Le modèle Crédit Mobilier a poursuivi sa route en France, qui a conservé longtemps un modèle financier mixte et au vrai un peu bâtard : des banques dites « d’affaires » sont nées, Paribas et Indosuez, qui fonctionnaient elles aussi sans véritable adossement sur des métiers de banque commerciale ont aidé le financement de l’industrie ; elles n’avait que secondairement une activité de courtage et d’intermédiaire pour le financement, ce qu’on a appelé par la suite sur le modèle américain des « banques d’investissement ». Quand il a fallu à la Libération aider au financement de la reconstruction du pays, elles ont joué leur rôle, ainsi que des établissements spécialisés dans le crédit à long terme, tel le Crédit National. L’ouverture des marchés financiers dans la décennie 80 les a fait disparaître : leur fonction de financement n’était plus aussi importante ; le renforcement des législations de protection des actionnaires minoritaires les empêchaient de combiner des prises de participation très minoritaires avec un véritable contrôle sur le conseil d’administration (l’effet de levier de fonds propres était moindre). Enfin, elles avaient un retard technologique sur les courtiers britanniques ou sur les investment banks américaines en matière de négoce et intermédiation sur les marchés financiers. Elles ont finalement été rachetées par des grandes banques commerciales (BNP et Crédit Agricole), à la recherche, un peu illusoire, d’une montée en régime plus rapide dans la banque d’investissement. En Europe, seul survit sur ce schéma stratégique Mediobanca en Italie.

Pour revenir au premier modèle de banque universelle, dont le parangon est la grande banque allemande, le choc de la libéralisation des marchés financiers au cours de la décennie 80 lui a été fatal : les grandes entreprises accédaient directement aux marchés de capitaux, se dégageaient de la tutelle de la Haus Bank. L’important n’était plus d’être capable d’investir sur son bilan, mais de développer le métier d’intermédiaire, de trading ou brokerage, c’est-à-dire la banque d’investissement moderne, métier où des acteurs importants intervenaient déjà de façon spécialisée, les investment banks américaines, sur le modèle de Goldman Sachs. Les grandes banques universelles européennes ont dû basculer alors d’un modèle banque d’affaires + banque commerciale à un modèle banque d’investissement + banque commerciale.

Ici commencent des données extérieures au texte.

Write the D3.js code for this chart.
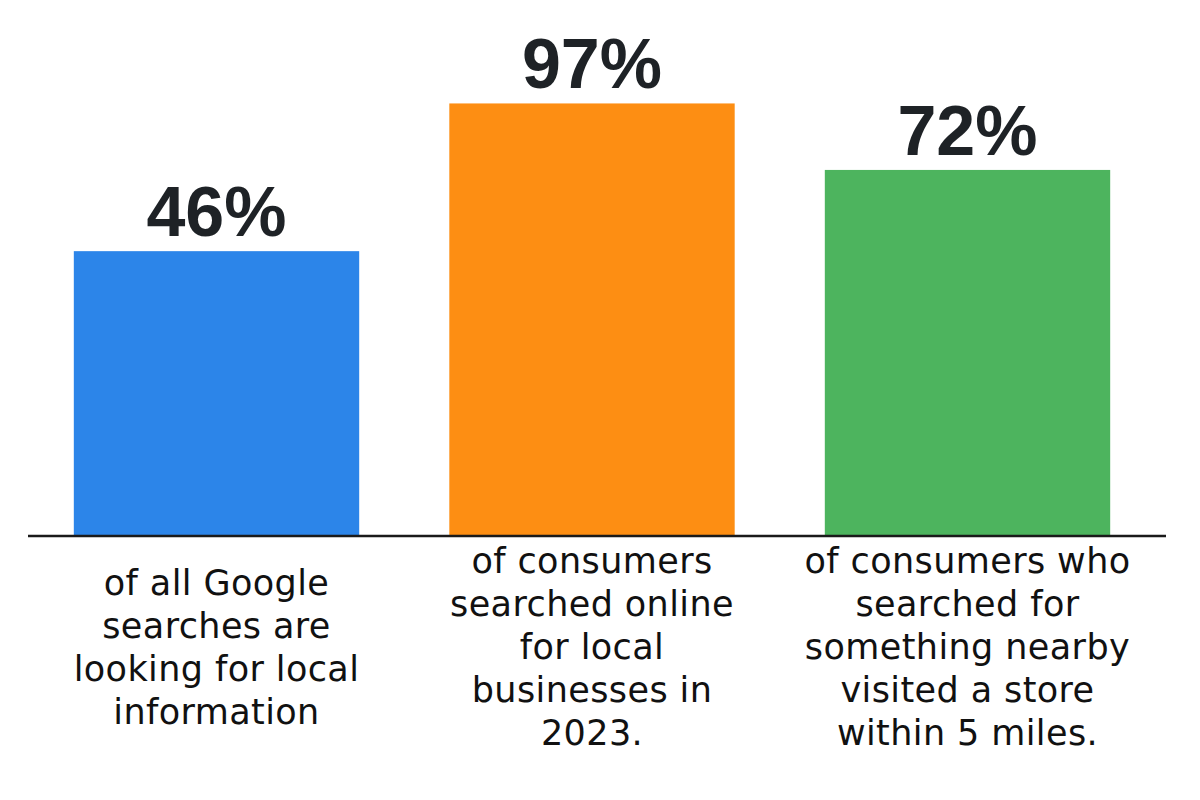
<!DOCTYPE html>
<html>
<head>
<meta charset="utf-8">
<script src="https://cdn.jsdelivr.net/npm/d3@7"></script>
<style>
  body { margin: 0; background: #fff; }
  svg { display: block; }
</style>
</head>
<body>
<svg id="chart" width="1200" height="800"></svg>
<script>
var categories = ['local', 'consumers', 'nearby'];
var values = [46, 97, 72];
var colors = ['#2c85e9', '#fd8e13', '#4db45e'];
var captions = [
    ['of all Google', 'searches are', 'looking for local', 'information'],
    ['of consumers', 'searched online', 'for local', 'businesses in', '2023.'],
    ['of consumers who', 'searched for', 'something nearby', 'visited a store', 'within 5 miles.']
];

var svg = d3.select('#chart');
var baseY = 536;

var x = d3.scaleBand()
    .domain(categories)
    .range([25, 1159])
    .paddingInner(0.24)
    .paddingOuter(0.13);

// bar heights in the picture are not linear in the value
var y = d3.scalePow()
    .exponent(0.56)
    .domain([0, 100])
    .range([baseY, 96]);

svg.selectAll('rect.bar')
    .data(values)
    .enter().append('rect')
    .attr('class', 'bar')
    .attr('x', function(d, i) { return x(categories[i]); })
    .attr('y', function(d) { return y(d); })
    .attr('width', x.bandwidth())
    .attr('height', function(d) { return baseY - y(d); })
    .attr('fill', function(d, i) { return colors[i]; });

svg.selectAll('text.value')
    .data(values)
    .enter().append('text')
    .attr('class', 'value')
    .attr('x', function(d, i) { return x(categories[i]) + x.bandwidth() / 2; })
    .attr('y', function(d) { return y(d) - 15; })
    .attr('text-anchor', 'middle')
    .attr('font-family', '"Liberation Sans", Arial, sans-serif')
    .attr('font-weight', 'bold')
    .attr('font-size', 70)
    .attr('fill', '#1e2226')
    .text(function(d) { return d + '%'; });

svg.append('line')
    .attr('x1', 28)
    .attr('x2', 1166)
    .attr('y1', baseY)
    .attr('y2', baseY)
    .attr('stroke', '#1a1a1a')
    .attr('stroke-width', 2.5);

var lineH = 43;
var midY = 659;

captions.forEach(function(lines, i) {
    var cx = x(categories[i]) + x.bandwidth() / 2;
    var top = midY - (lines.length - 1) * lineH / 2;
    var t = svg.append('text')
        .attr('text-anchor', 'middle')
        .attr('font-family', '"DejaVu Sans", sans-serif')
        .attr('font-size', 35)
        .attr('letter-spacing', 0.4)
        .attr('fill', '#111');
    lines.forEach(function(s, j) {
        t.append('tspan')
            .attr('x', cx)
            .attr('y', top + j * lineH)
            .text(s);
    });
});
</script>
</body>
</html>
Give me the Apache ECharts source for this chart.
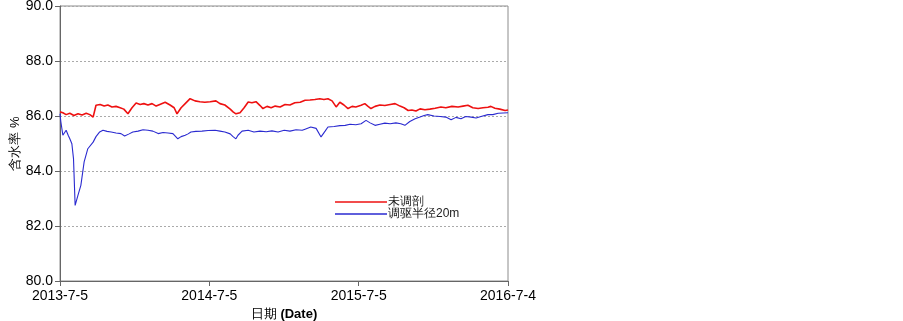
<!DOCTYPE html>
<html lang="zh">
<head>
    <meta charset="UTF-8">
    <title>含水率</title>
    <script src="https://cdn.jsdelivr.net/npm/echarts@6/dist/echarts.min.js"></script>
    <style>
        body { margin: 0; background: #fff; }
        #chart { width: 903px; height: 321px; }
    </style>
</head>
<body>
    <div id="chart"></div>
    <script>
        // x 轴：距 2013-7-5 的天数
        var dateLabels = ['2013-7-5', '2014-7-5', '2015-7-5', '2016-7-4'];
        var yTicks = [80, 82, 84, 86, 88, 90];

        // 未调剖
        var redDays = [0, 7, 15, 24, 34, 44, 54, 64, 73, 81, 88, 98, 108, 117, 127, 137, 147, 156, 166, 176,
            186, 196, 205, 215, 225, 235, 244, 257, 269, 279, 286, 296, 306, 318, 330, 342, 354, 367, 381, 391,
            403, 416, 423, 430, 440, 450, 460, 469, 479, 489, 496, 506, 516, 526, 538, 550, 562, 574, 587, 599,
            611, 623, 635, 645, 655, 665, 675, 684, 694, 704, 714, 723, 736, 745, 753, 760, 770, 782, 794, 807,
            819, 831, 841, 851, 860, 870, 880, 892, 904, 917, 931, 943, 958, 973, 985, 997, 1009, 1022, 1034, 1046,
            1053, 1063, 1075, 1088, 1095];
        var redValues = [86.15, 86.12, 86.05, 86.1, 86.02, 86.08, 86.04, 86.1, 86.05, 85.96, 86.39, 86.42, 86.36, 86.4, 86.33, 86.35, 86.3, 86.25, 86.08, 86.3,
            86.47, 86.42, 86.45, 86.4, 86.45, 86.36, 86.42, 86.5, 86.4, 86.3, 86.08, 86.3, 86.45, 86.63, 86.55, 86.52, 86.5, 86.52, 86.55, 86.45,
            86.4, 86.25, 86.15, 86.08, 86.12, 86.3, 86.51, 86.48, 86.52, 86.38, 86.27, 86.35, 86.3, 86.36, 86.33, 86.42, 86.4, 86.48, 86.5, 86.57,
            86.58, 86.6, 86.63, 86.6, 86.63, 86.55, 86.33, 86.5, 86.4, 86.27, 86.35, 86.33, 86.39, 86.45, 86.35, 86.27, 86.35, 86.4, 86.38, 86.42,
            86.45, 86.36, 86.3, 86.2, 86.22, 86.18, 86.26, 86.23, 86.25, 86.28, 86.33, 86.3, 86.35, 86.33, 86.36, 86.39, 86.3, 86.27, 86.3, 86.32,
            86.35, 86.28, 86.25, 86.2, 86.22];

        // 调驱半径20m
        var blueDays = [0, 2, 7, 15, 20, 24, 29, 33, 37, 44, 51, 59, 68, 81, 88, 97, 105, 115, 125, 137,
            149, 158, 169, 178, 191, 203, 215, 227, 240, 252, 264, 276, 288, 296, 306, 313, 320, 332, 347, 362,
            379, 391, 403, 416, 423, 430, 435, 445, 460, 474, 489, 504, 518, 533, 548, 562, 577, 592, 599, 613,
            626, 638, 648, 655, 670, 684, 697, 709, 723, 736, 748, 758, 770, 782, 794, 807, 821, 833, 843, 855,
            868, 880, 890, 899, 914, 929, 943, 956, 968, 980, 992, 1005, 1017, 1029, 1046, 1058, 1071, 1083, 1095];
        var blueValues = [86.08, 85.8, 85.3, 85.48, 85.3, 85.17, 84.99, 84.45, 82.75, 83.12, 83.48, 84.33, 84.81, 85.05, 85.25, 85.42, 85.48, 85.44, 85.42, 85.38,
            85.36, 85.27, 85.35, 85.42, 85.45, 85.5, 85.48, 85.45, 85.36, 85.4, 85.38, 85.36, 85.17, 85.25, 85.3, 85.35, 85.42, 85.44, 85.45, 85.47,
            85.48, 85.45, 85.42, 85.35, 85.25, 85.17, 85.3, 85.45, 85.48, 85.42, 85.45, 85.43, 85.46, 85.42, 85.48, 85.45, 85.5, 85.48, 85.52, 85.6,
            85.55, 85.24, 85.45, 85.6, 85.62, 85.65, 85.66, 85.7, 85.68, 85.72, 85.84, 85.75, 85.66, 85.7, 85.74, 85.72, 85.75, 85.72, 85.66, 85.8,
            85.9, 85.96, 86.02, 86.05, 86.0, 85.98, 85.96, 85.86, 85.95, 85.9, 85.98, 85.96, 85.93, 85.98, 86.05, 86.05, 86.1, 86.11, 86.12];

        function pairs(days, values) {
            return days.map(function (d, i) { return [d, values[i]]; });
        }

        var chart = echarts.init(document.getElementById('chart'));
        var font = '"Liberation Sans", Arial, sans-serif';

        chart.setOption({
            animation: false,
            grid: {
                left: 60, right: 395, top: 6, bottom: 40,
                outerBoundsMode: 'none',
                containLabel: false,
                show: true, borderColor: '#8c8c8c', borderWidth: 1
            },
            legend: {
                orient: 'vertical',
                left: 330,
                top: 191,
                icon: 'rect',
                itemWidth: 52,
                itemHeight: 1.5,
                itemGap: 0,
                textStyle: { fontSize: 12, lineHeight: 12, color: '#222', fontFamily: font, padding: [0, 0, 0, -4] },
                data: ['未调剖', '调驱半径20m']
            },
            xAxis: {
                type: 'value',
                min: 0,
                max: 1095,
                interval: 365,
                name: '{a|日期 }{b|(Date)}',
                nameLocation: 'middle',
                nameGap: 26,
                nameTextStyle: {
                    rich: {
                        a: { fontSize: 13, color: '#000', fontFamily: font },
                        b: { fontSize: 13, color: '#000', fontWeight: 'bold', fontFamily: font }
                    }
                },
                axisLine: { lineStyle: { color: '#666', width: 1 } },
                axisTick: { show: true, length: 5, lineStyle: { color: '#666' } },
                axisLabel: {
                    color: '#000', fontSize: 14, fontFamily: font, margin: 8,
                    formatter: function (v) { return dateLabels[Math.round(v / 365)]; }
                },
                splitLine: { show: false }
            },
            yAxis: {
                type: 'value',
                min: yTicks[0],
                max: yTicks[yTicks.length - 1],
                interval: 2,
                name: '含水率 %',
                nameLocation: 'middle',
                nameRotate: 90,
                nameGap: 35,
                nameTextStyle: { fontSize: 13, color: '#000', fontFamily: font },
                axisLine: { show: true, lineStyle: { color: '#666', width: 1 } },
                axisTick: { show: true, length: 5, lineStyle: { color: '#666' } },
                axisLabel: {
                    color: '#000', fontSize: 14, fontFamily: font, margin: 7,
                    formatter: function (v) { return v.toFixed(1); }
                },
                splitLine: { show: true, lineStyle: { color: '#aaa', type: [2, 2], width: 1 } }
            },
            series: [
                {
                    name: '未调剖',
                    type: 'line',
                    data: pairs(redDays, redValues),
                    showSymbol: false,
                    symbol: 'none',
                    itemStyle: { color: '#ee1111' },
                    lineStyle: { color: '#ee1111', width: 1.6 }
                },
                {
                    name: '调驱半径20m',
                    type: 'line',
                    data: pairs(blueDays, blueValues),
                    showSymbol: false,
                    symbol: 'none',
                    itemStyle: { color: '#2a2ad0' },
                    lineStyle: { color: '#2a2ad0', width: 1.1 }
                }
            ]
        });
    </script>
</body>
</html>
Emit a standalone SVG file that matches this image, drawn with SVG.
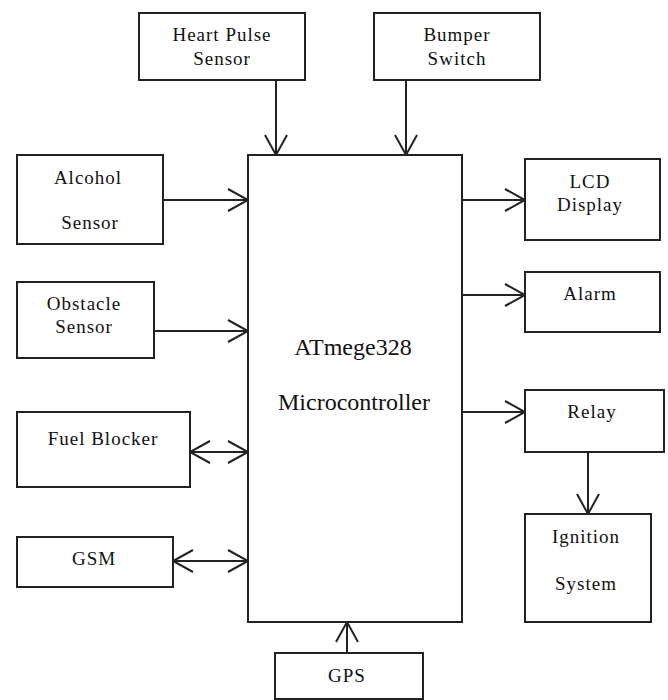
<svg xmlns="http://www.w3.org/2000/svg" width="668" height="700" viewBox="0 0 668 700">
<style>
.box{fill:#fff;stroke:#222;stroke-width:2}
.lbl{font-family:"Liberation Serif","Times New Roman",serif;font-size:19px;letter-spacing:1px;fill:#111;text-anchor:middle}
.big{font-family:"Liberation Serif","Times New Roman",serif;font-size:24px;fill:#111;text-anchor:middle}
.ln{fill:none;stroke:#222;stroke-width:2}
</style>
<rect width="668" height="700" fill="#fff"/>
<g id="connectors" class="ln">
<path d="M276,80V155M265,135L276,155L287,135"/>
<path d="M406,80V155M395,135L406,155L417,135"/>
<path d="M163,200H248M228,189L248,200L228,211"/>
<path d="M154,331H248M228,320L248,331L228,342"/>
<path d="M190,452H248M228,441L248,452L228,463M210,441L190,452L210,463"/>
<path d="M173,561H248M228,550L248,561L228,572M193,550L173,561L193,572"/>
<path d="M347,653V622M336,642L347,622L358,642"/>
<path d="M462,200H525M505,189L525,200L505,211"/>
<path d="M462,295H525M505,284L525,295L505,306"/>
<path d="M462,412H525M505,401L525,412L505,423"/>
<path d="M588,452V514M577,494L588,514L599,494"/>
</g>
<g id="heart"><rect class="box" x="139" y="13" width="166" height="67"/><text class="lbl" x="222" y="41">Heart Pulse</text><text class="lbl" x="222" y="65">Sensor</text></g>
<g id="bumper"><rect class="box" x="374" y="13" width="166" height="67"/><text class="lbl" x="457" y="41">Bumper</text><text class="lbl" x="457" y="65">Switch</text></g>
<g id="mcu"><rect class="box" x="248" y="155" width="214" height="467"/><text class="big" x="353" y="355">ATmege328</text><text class="big" x="354" y="410">Microcontroller</text></g>
<g id="alcohol"><rect class="box" x="17" y="155" width="146" height="89"/><text class="lbl" x="88" y="184">Alcohol</text><text class="lbl" x="90" y="229">Sensor</text></g>
<g id="obstacle"><rect class="box" x="17" y="282" width="137" height="76"/><text class="lbl" x="84" y="310">Obstacle</text><text class="lbl" x="84" y="333">Sensor</text></g>
<g id="fuel"><rect class="box" x="17" y="412" width="173" height="75"/><text class="lbl" x="103" y="445">Fuel Blocker</text></g>
<g id="gsm"><rect class="box" x="17" y="537" width="156" height="50"/><text class="lbl" x="94" y="565">GSM</text></g>
<g id="gps"><rect class="box" x="275" y="653" width="148" height="46"/><text class="lbl" x="347" y="682">GPS</text></g>
<g id="lcd"><rect class="box" x="525" y="159" width="135" height="81"/><text class="lbl" x="590" y="188">LCD</text><text class="lbl" x="590" y="211">Display</text></g>
<g id="alarm"><rect class="box" x="525" y="272" width="135" height="60"/><text class="lbl" x="590" y="300">Alarm</text></g>
<g id="relay"><rect class="box" x="525" y="390" width="139" height="62"/><text class="lbl" x="592" y="418">Relay</text></g>
<g id="ignition"><rect class="box" x="525" y="514" width="126" height="108"/><text class="lbl" x="586" y="543">Ignition</text><text class="lbl" x="586" y="590">System</text></g>
</svg>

Le modèle garde-t-il sa pertinence. Rappelons-nous qu’il reposait à l’origine sur deux arguments : – l’adossement (notamment pour économiser des fonds propres dans l’activité de prêts ou participations à long terme) et – la transformation (pour gérer le risque de liquidité). Si le premier argument restait valide, c’était moins le cas pour le second : la pure banque d’intermédiation ne fait par définition pas de transformation sur son bilan.

Par contre, la coexistence des deux activités était plus problématique : autant le métier de prise de participation coïncide avec le métier de prise de risque de crédit qui est le propre du banquier commercial, autant le trading obéit à de toutes autres logiques industrielles : une culture du court terme, des modes de rémunération très différents, une analyse crédit tournée vers la vente et non vers l’achat pour compte propre, etc. Les multiples déboires qu’ont connus les grandes banques universelles à s’imposer dans les métiers de marchés financiers sont la preuve de la complexité industrielle à aligner sous un même toit les deux activités.